- _EXERCISE_
Which lines hold the word "this"? Copy each one.

(Stored entries)
......

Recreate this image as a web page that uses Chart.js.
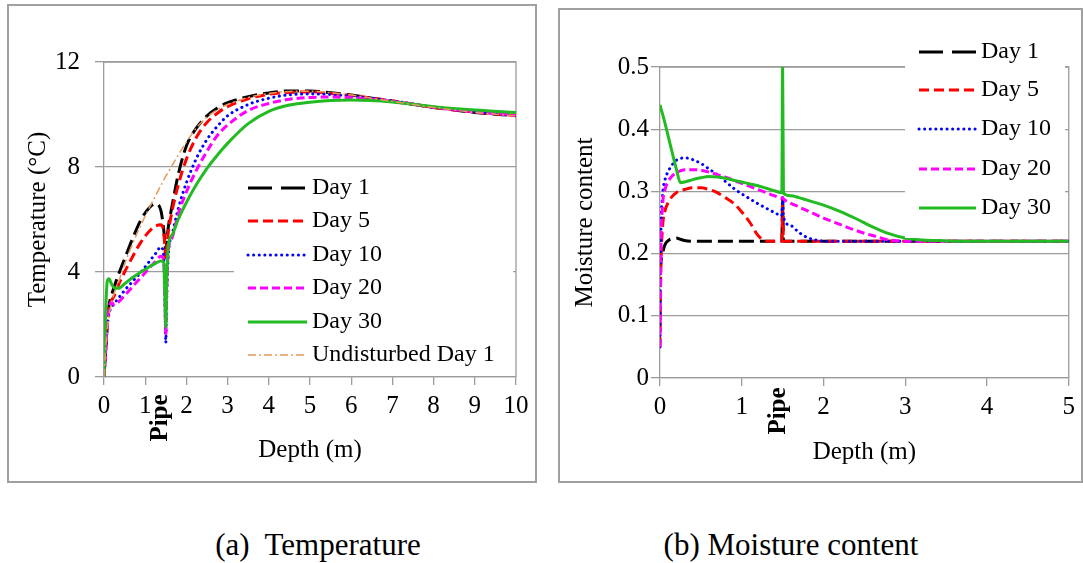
<!DOCTYPE html>
<html lang="en">
<head>
<meta charset="UTF-8">
<title>Temperature and moisture content vs depth</title>
<style>
  body {
    margin: 0;
    width: 1083px;
    height: 563px;
    position: relative;
    overflow: hidden;
    background: #fff;
    font-family: 'Liberation Serif', 'Times New Roman', serif;
  }
  .panel { position: absolute; border: 2px solid #a0a0a0; background: #fff; }
  .panel canvas { display: block; }
  #panelA { left: 7px; top: 4px; width: 526px; height: 475px; }
  #panelB { left: 558px; top: 8px; width: 521px; height: 471px; }
  .caption {
    position: absolute;
    top: 527px;
    font-size: 31px;
    line-height: 36px;
    white-space: pre;
    transform: translateX(-50%);
  }
</style>
<script src="https://cdn.jsdelivr.net/npm/chart.js"></script>
</head>
<body>
<div class="panel" id="panelA"><canvas id="tempChart"></canvas></div>
<div class="panel" id="panelB"><canvas id="moistChart"></canvas></div>
<div class="caption" style="left:318px">(a)  Temperature</div>
<div class="caption" style="left:791px">(b) Moisture content</div>

<script>
// (a) temperature profiles, depth in m, temperature in °C
const depthT = [0, 0.03, 0.08, 0.12, 0.18, 0.25, 0.35, 0.5, 0.7, 0.9, 1.1, 1.25, 1.38, 1.45, 1.48, 1.5, 1.52, 1.56, 1.65, 1.8,
                2.0, 2.25, 2.5, 2.75, 3.0, 3.5, 4.0, 4.5, 5.0, 5.5, 6.0, 7.0, 8.0, 9.0, 10.0];
const tempDay1  = [0, 0.8, 2.0, 2.7, 3.1, 3.45, 3.9, 4.5, 5.3, 6.0, 6.45, 6.6, 6.35, 5.6, 5.1, 4.8, 5.1, 5.7, 6.5, 7.7,
                   8.8, 9.5, 9.95, 10.25, 10.45, 10.68, 10.82, 10.9, 10.9, 10.83, 10.74, 10.5, 10.27, 10.08, 9.95];
const tempDay5  = [0, 0.7, 2.0, 2.6, 2.9, 3.1, 3.5, 4.0, 4.6, 5.15, 5.55, 5.75, 5.8, 5.5, 4.9, 4.5, 4.9, 5.5, 6.3, 7.3,
                   8.3, 9.15, 9.7, 10.05, 10.3, 10.6, 10.77, 10.84, 10.86, 10.8, 10.72, 10.52, 10.27, 10.09, 9.96];
const tempDay10 = [0, 0.6, 1.9, 2.4, 2.65, 2.8, 3.0, 3.3, 3.65, 4.0, 4.4, 4.7, 4.95, 4.6, 2.6, 1.3, 2.8, 4.6, 5.4, 6.4,
                   7.4, 8.35, 9.05, 9.55, 9.95, 10.38, 10.62, 10.75, 10.78, 10.76, 10.7, 10.52, 10.28, 10.1, 9.97];
const tempDay20 = [0, 0.8, 2.0, 2.6, 2.85, 2.75, 2.85, 3.1, 3.45, 3.8, 4.15, 4.4, 4.6, 4.45, 2.9, 1.6, 3.1, 4.8, 5.3, 6.2,
                   7.05, 7.9, 8.6, 9.2, 9.6, 10.15, 10.42, 10.58, 10.65, 10.67, 10.64, 10.5, 10.28, 10.1, 9.98];
const tempDay30 = [0, 2.0, 3.65, 3.74, 3.55, 3.4, 3.38, 3.55, 3.8, 4.0, 4.2, 4.33, 4.42, 4.38, 3.0, 1.9, 3.5, 5.0, 5.4, 6.0,
                   6.65, 7.35, 7.95, 8.45, 8.9, 9.65, 10.12, 10.36, 10.47, 10.53, 10.55, 10.48, 10.3, 10.17, 10.08];
const tempUndisturbed = [0, 0.8, 1.8, 2.3, 2.8, 3.2, 3.6, 4.3, 5.1, 5.8, 6.45, 6.9, 7.3, 7.5, 7.6, 7.65, 7.7, 7.8, 8.05, 8.45,
                   8.95, 9.5, 9.9, 10.18, 10.38, 10.65, 10.8, 10.88, 10.89, 10.83, 10.74, 10.5, 10.27, 10.08, 9.95];

// (b) moisture content profiles, depth in m
const depthM = [0, 0.01, 0.03, 0.06, 0.1, 0.15, 0.2, 0.25, 0.3, 0.4, 0.5, 0.6, 0.7, 0.8, 0.9, 1.0, 1.1, 1.2, 1.3, 1.4,
                1.49, 1.5, 1.51, 1.6, 1.7, 1.8, 1.9, 2.0, 2.2, 2.4, 2.6, 2.8, 3.0, 3.2, 3.4, 3.6, 4.0, 4.5, 5.0];
const moistDay1  = [0.17, 0.185, 0.2, 0.214, 0.221, 0.224, 0.225, 0.223, 0.221, 0.22, 0.22, 0.22, 0.22, 0.22, 0.22, 0.22, 0.22, 0.22, 0.22, 0.22,
                    0.22, 0.29, 0.22, 0.22, 0.22, 0.22, 0.22, 0.22, 0.22, 0.22, 0.22, 0.22, 0.22, 0.22, 0.22, 0.22, 0.22, 0.22, 0.22];
const moistDay5  = [0.05, 0.17, 0.24, 0.268, 0.282, 0.292, 0.298, 0.301, 0.303, 0.306, 0.306, 0.303, 0.298, 0.29, 0.281, 0.267, 0.25, 0.229, 0.22, 0.22,
                    0.22, 0.28, 0.22, 0.22, 0.22, 0.22, 0.22, 0.22, 0.22, 0.22, 0.22, 0.22, 0.22, 0.22, 0.22, 0.22, 0.22, 0.22, 0.22];
const moistDay10 = [0.05, 0.22, 0.29, 0.318, 0.332, 0.343, 0.35, 0.353, 0.354, 0.351, 0.345, 0.336, 0.327, 0.316, 0.305, 0.296, 0.288, 0.28, 0.273, 0.266,
                    0.261, 0.29, 0.259, 0.245, 0.234, 0.226, 0.222, 0.22, 0.22, 0.22, 0.22, 0.22, 0.22, 0.22, 0.22, 0.22, 0.22, 0.22, 0.22];
const moistDay20 = [0.05, 0.2, 0.275, 0.302, 0.316, 0.325, 0.33, 0.333, 0.335, 0.335, 0.334, 0.331, 0.327, 0.323, 0.318, 0.313, 0.308, 0.303, 0.298, 0.293,
                    0.289, 0.29, 0.288, 0.281, 0.275, 0.269, 0.263, 0.257, 0.247, 0.237, 0.229, 0.222, 0.22, 0.22, 0.22, 0.22, 0.22, 0.22, 0.22];
const moistDay30 = [0.439, 0.434, 0.425, 0.41, 0.389, 0.362, 0.336, 0.314, 0.315, 0.319, 0.322, 0.324, 0.323, 0.321, 0.318, 0.315, 0.312, 0.309, 0.305, 0.301,
                    0.298, 0.5, 0.297, 0.293, 0.29, 0.286, 0.282, 0.278, 0.268, 0.256, 0.243, 0.232, 0.225, 0.222, 0.221, 0.22, 0.22, 0.22, 0.22];

const pipeDepth = 1.5;

const serif = "'Liberation Serif', 'Times New Roman', serif";
const gridColor = '#9c9c9c';
const tickFont = { family: serif, size: 25 };
const titleFont = { family: serif, size: 25 };

function pts(xs, ys) {
    return xs.map((x, i) => ({ x: x, y: ys[i] }));
}

// line styles shared by both charts
const styles = {
    day1:  { borderColor: '#000000', borderWidth: 3, borderDash: [15, 6], legendDash: [24, 9] },
    day5:  { borderColor: '#ff0000', borderWidth: 3, borderDash: [10, 5] },
    day10: { borderColor: '#0000ff', borderWidth: 3, borderDash: [0.1, 5.5], borderCapStyle: 'round' },
    day20: { borderColor: '#ff00ff', borderWidth: 3, borderDash: [8, 4] },
    day30: { borderColor: '#22bb22', borderWidth: 3, borderDash: [] },
    undist: { borderColor: '#e39a5c', borderWidth: 1.5, borderDash: [8, 3, 2, 3] }
};

function series(label, xs, ys, style, order) {
    return Object.assign({
        label: label,
        data: pts(xs, ys),
        pointRadius: 0,
        fill: false,
        cubicInterpolationMode: 'monotone',
        order: order
    }, style);
}

// legend drawn inside the plot on a white box
const boxLegend = {
    id: 'boxLegend',
    afterDraw(chart, args, opts) {
        const ctx = chart.ctx;
        ctx.save();
        ctx.fillStyle = '#fff';
        ctx.fillRect(opts.box[0], opts.box[1], opts.box[2], opts.box[3]);
        chart.data.datasets.forEach((ds, i) => {
            const y = opts.rows[i];
            ctx.beginPath();
            ctx.setLineDash(ds.legendDash || ds.borderDash || []);
            ctx.lineCap = ds.borderCapStyle || 'butt';
            ctx.strokeStyle = ds.borderColor;
            ctx.lineWidth = ds.borderWidth;
            ctx.moveTo(opts.lineX[0], y);
            ctx.lineTo(opts.lineX[1], y);
            ctx.stroke();
            ctx.setLineDash([]);
            ctx.fillStyle = '#000';
            ctx.font = opts.fontSize + 'px ' + serif;
            ctx.textBaseline = 'middle';
            ctx.textAlign = 'left';
            ctx.fillText(ds.label, opts.textX, y);
        });
        ctx.restore();
    }
};

// top/right frame of the plot and the rotated "Pipe" mark under the x axis
const frameAndPipe = {
    id: 'frameAndPipe',
    beforeDatasetsDraw(chart) {
        const { ctx, chartArea: a } = chart;
        ctx.save();
        ctx.strokeStyle = gridColor;
        ctx.lineWidth = 1.3;
        ctx.beginPath();
        ctx.moveTo(a.left, a.top);
        ctx.lineTo(a.right, a.top);
        ctx.lineTo(a.right, a.bottom);
        ctx.stroke();
        ctx.restore();
    },
    afterDraw(chart, args, opts) {
        const ctx = chart.ctx;
        const x = chart.scales.x.getPixelForValue(pipeDepth);
        ctx.save();
        ctx.translate(x + opts.dx, opts.y);
        ctx.rotate(-Math.PI / 2);
        ctx.font = 'bold 25px ' + serif;
        ctx.textAlign = 'center';
        ctx.textBaseline = 'alphabetic';
        ctx.fillStyle = '#000';
        ctx.fillText('Pipe', 0, 0);
        ctx.restore();
    }
};

function axes(xMax, yMax, yStep, geo) {
    return {
        x: {
            type: 'linear', min: 0, max: xMax,
            ticks: { stepSize: 1, autoSkip: false, maxRotation: 0, padding: geo.xTickPad, font: tickFont, color: '#000' },
            grid: { drawOnChartArea: false, drawTicks: true, tickLength: 8, color: gridColor, lineWidth: 1.3 },
            border: { color: gridColor, width: 1.3 },
            title: { display: true, text: 'Depth (m)', font: titleFont, color: '#000', padding: { top: 0, bottom: geo.xTitlePad } },
            afterFit: s => { s.height = geo.xHeight; }
        },
        y: {
            min: 0, max: yMax,
            ticks: { stepSize: yStep, padding: geo.yTickPad, font: tickFont, color: '#000' },
            grid: { color: gridColor, lineWidth: 1.3, tickLength: 9 },
            border: { color: gridColor, width: 1.3 },
            title: { display: true, text: geo.yTitle, font: titleFont, color: '#000', padding: { top: geo.yTitlePad, bottom: 0 } },
            afterFit: s => { s.width = geo.yWidth; }
        }
    };
}

Chart.defaults.color = '#000';

new Chart(document.getElementById('tempChart'), {
    type: 'line',
    data: {
        datasets: [
            series('Day 1', depthT, tempDay1, styles.day1, 6),
            series('Day 5', depthT, tempDay5, styles.day5, 5),
            series('Day 10', depthT, tempDay10, styles.day10, 4),
            series('Day 20', depthT, tempDay20, styles.day20, 3),
            series('Day 30', depthT, tempDay30, styles.day30, 2),
            series('Undisturbed Day 1', depthT, tempUndisturbed, styles.undist, 1)
        ]
    },
    options: {
        responsive: true,
        maintainAspectRatio: false,
        animation: false,
        events: [],
        layout: { padding: { left: 0, right: 19, top: 56, bottom: 0 } },
        scales: axes(10, 12, 4, {
            xHeight: 104, xTickPad: 6, xTitlePad: 16,
            yWidth: 95, yTickPad: 15, yTitlePad: 14, yTitle: 'Temperature (°C)'
        }),
        plugins: {
            legend: { display: false },
            tooltip: { enabled: false },
            boxLegend: {
                box: [225, 166, 279, 200],
                rows: [182, 215, 249, 282, 316, 349],
                lineX: [239, 298], textX: 303, fontSize: 24
            },
            frameAndPipe: { dx: 1, y: 412 }
        }
    },
    plugins: [frameAndPipe, boxLegend]
});

new Chart(document.getElementById('moistChart'), {
    type: 'line',
    data: {
        datasets: [
            series('Day 1', depthM, moistDay1, styles.day1, 5),
            series('Day 5', depthM, moistDay5, styles.day5, 4),
            series('Day 10', depthM, moistDay10, styles.day10, 3),
            series('Day 20', depthM, moistDay20, styles.day20, 2),
            series('Day 30', depthM, moistDay30, styles.day30, 1)
        ]
    },
    options: {
        responsive: true,
        maintainAspectRatio: false,
        animation: false,
        events: [],
        layout: { padding: { left: 0, right: 10, top: 57, bottom: 0 } },
        scales: axes(5, 0.5, 0.1, {
            xHeight: 103, xTickPad: 6, xTitlePad: 14,
            yWidth: 100, yTickPad: 2, yTitlePad: 10, yTitle: 'Moisture content'
        }),
        plugins: {
            legend: { display: false },
            tooltip: { enabled: false },
            boxLegend: {
                box: [345, 20, 160, 208],
                rows: [42, 80, 119, 159, 198],
                lineX: [359, 416], textX: 421, fontSize: 24
            },
            frameAndPipe: { dx: 2, y: 401 }
        }
    },
    plugins: [frameAndPipe, boxLegend]
});
</script>
</body>
</html>
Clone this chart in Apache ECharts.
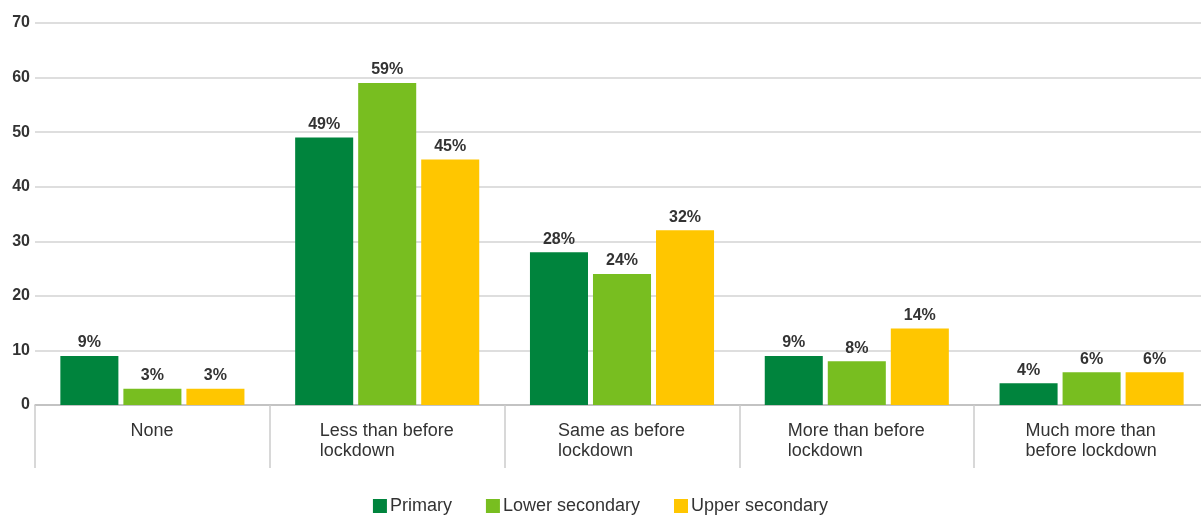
<!DOCTYPE html>
<html>
<head>
<meta charset="utf-8">
<script src="https://cdn.jsdelivr.net/npm/echarts@6/dist/echarts.min.js"></script>
<style>
  html, body { margin: 0; padding: 0; background: #fff; }
  #chart { width: 1201px; height: 515px; }
</style>
</head>
<body>
<div id="chart"></div>
<script>
var categories = ['None', 'Less than before\nlockdown', 'Same as before\nlockdown', 'More than before\nlockdown', 'Much more than\nbefore lockdown'];
var primary = [9, 49, 28, 9, 4];
var lowerSecondary = [3, 59, 24, 8, 6];
var upperSecondary = [3, 45, 32, 14, 6];
var yTicks = [0, 10, 20, 30, 40, 50, 60, 70];

var font = 'Liberation Sans, Arial, sans-serif';
var catFontSize = 18;

// widest line of a label, so lines can be left aligned inside a centred block
var measureCtx = document.createElement('canvas').getContext('2d');
measureCtx.font = catFontSize + 'px ' + font;
function widestLine(text){
	var w = 0;
	text.split('\n').forEach(function(s){
		w = Math.max(w, measureCtx.measureText(s).width);
	});
	return Math.ceil(w);
}

var catRich = {};
categories.forEach(function(c, i){
	catRich['c' + i] = { width: widestLine(c), align: 'left', fontSize: catFontSize, lineHeight: 20, fontFamily: font, color: '#333' };
});

function makeSeries(name, values, color){
	return {
		name: name,
		type: 'bar',
		data: values,
		barGap: '8.6%',
		barCategoryGap: '21.6%',
		itemStyle: { color: color },
		label: {
			show: true,
			position: 'top',
			distance: 5,
			formatter: '{c}%',
			color: '#333',
			fontFamily: font,
			fontWeight: 'bold',
			fontSize: 16
		}
	};
}

var chart = echarts.init(document.getElementById('chart'));
chart.setOption({
	animation: false,
	// plot runs past the right edge, as in the cropped original
	grid: { left: 35, width: 1174, top: 23, height: 382, outerBoundsMode: 'none' },
	legend: {
		top: 492,
		left: 'center',
		itemWidth: 14,
		itemHeight: 14,
		itemGap: 34,
		icon: 'rect',
		textStyle: { color: '#333', fontSize: 18, fontFamily: font, padding: [0, 0, 0, -2] },
		data: ['Primary', 'Lower secondary', 'Upper secondary']
	},
	xAxis: {
		type: 'category',
		data: categories,
		axisLine: { lineStyle: { color: '#bbb', width: 1.5 } },
		axisTick: { show: true, length: 63, lineStyle: { color: '#ccc', width: 1.5 } },
		axisLabel: {
			margin: 16,
			interval: 0,
			color: '#333',
			fontFamily: font,
			fontSize: catFontSize,
			lineHeight: 20,
			formatter: function(v, i){
				return v.split('\n').map(function(s){ return '{c' + i + '|' + s + '}'; }).join('\n');
			},
			rich: catRich
		}
	},
	yAxis: {
		type: 'value',
		min: yTicks[0],
		max: yTicks[yTicks.length - 1],
		interval: 10,
		axisLine: { show: false },
		axisTick: { show: false },
		splitLine: { lineStyle: { color: '#d3d3d3', width: 1.5 } },
		axisLabel: {
			margin: 5,
			color: '#333',
			fontFamily: font,
			fontWeight: 'bold',
			fontSize: 16
		}
	},
	series: [
		makeSeries('Primary', primary, '#00843d'),
		makeSeries('Lower secondary', lowerSecondary, '#78be20'),
		makeSeries('Upper secondary', upperSecondary, '#ffc600')
	]
});
</script>
</body>
</html>
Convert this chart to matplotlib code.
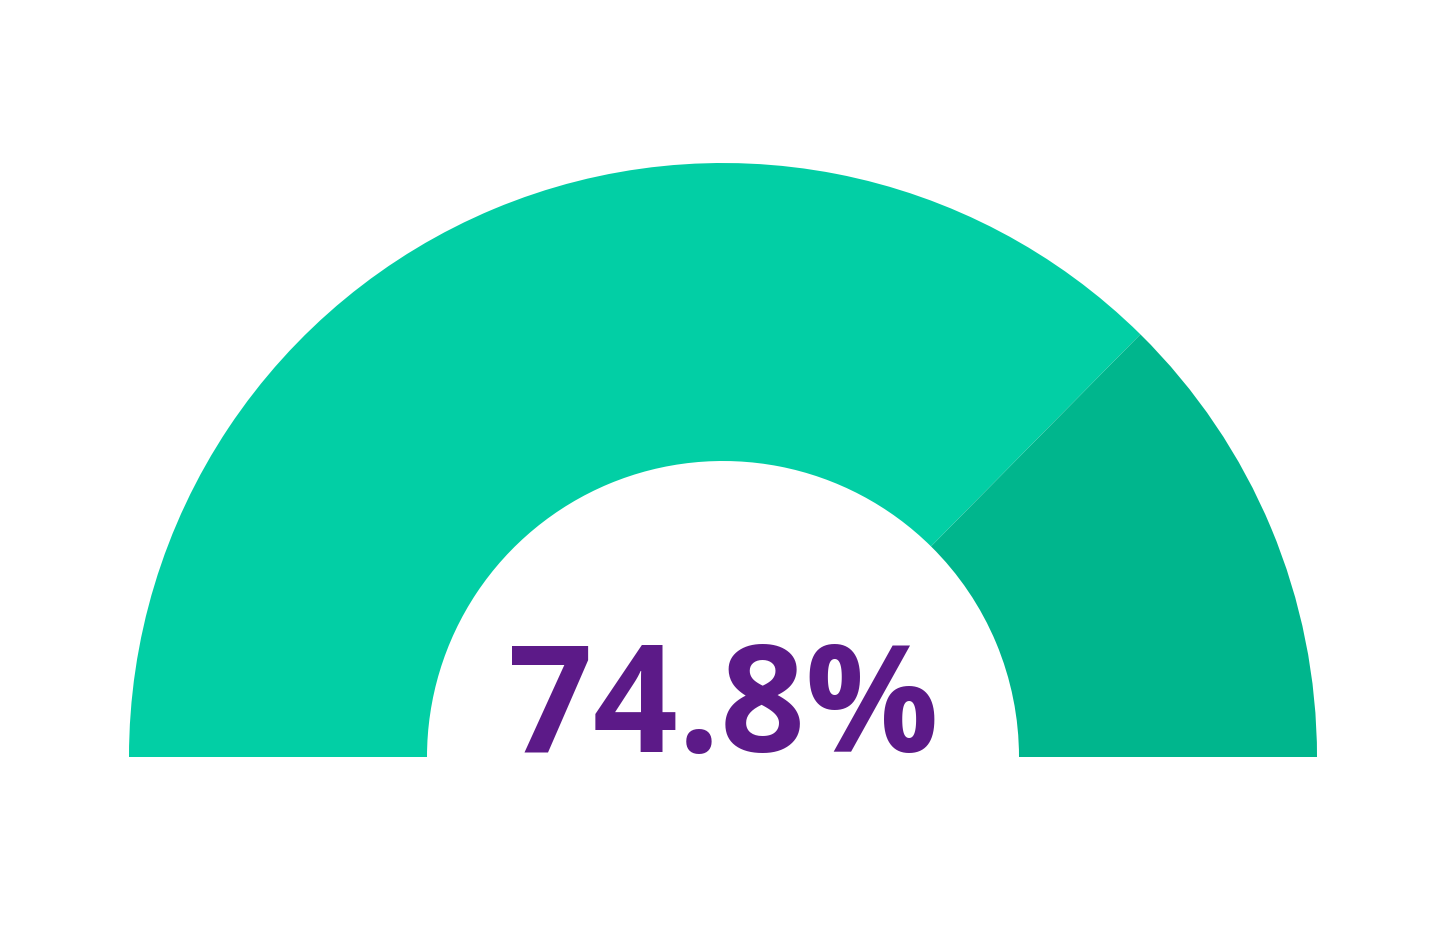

......

- _COMPLETE RESPONSE_
Recreate this image as a web page that uses Chart.js.
Clone this chart in Apache ECharts.
Convert this chart to matplotlib code.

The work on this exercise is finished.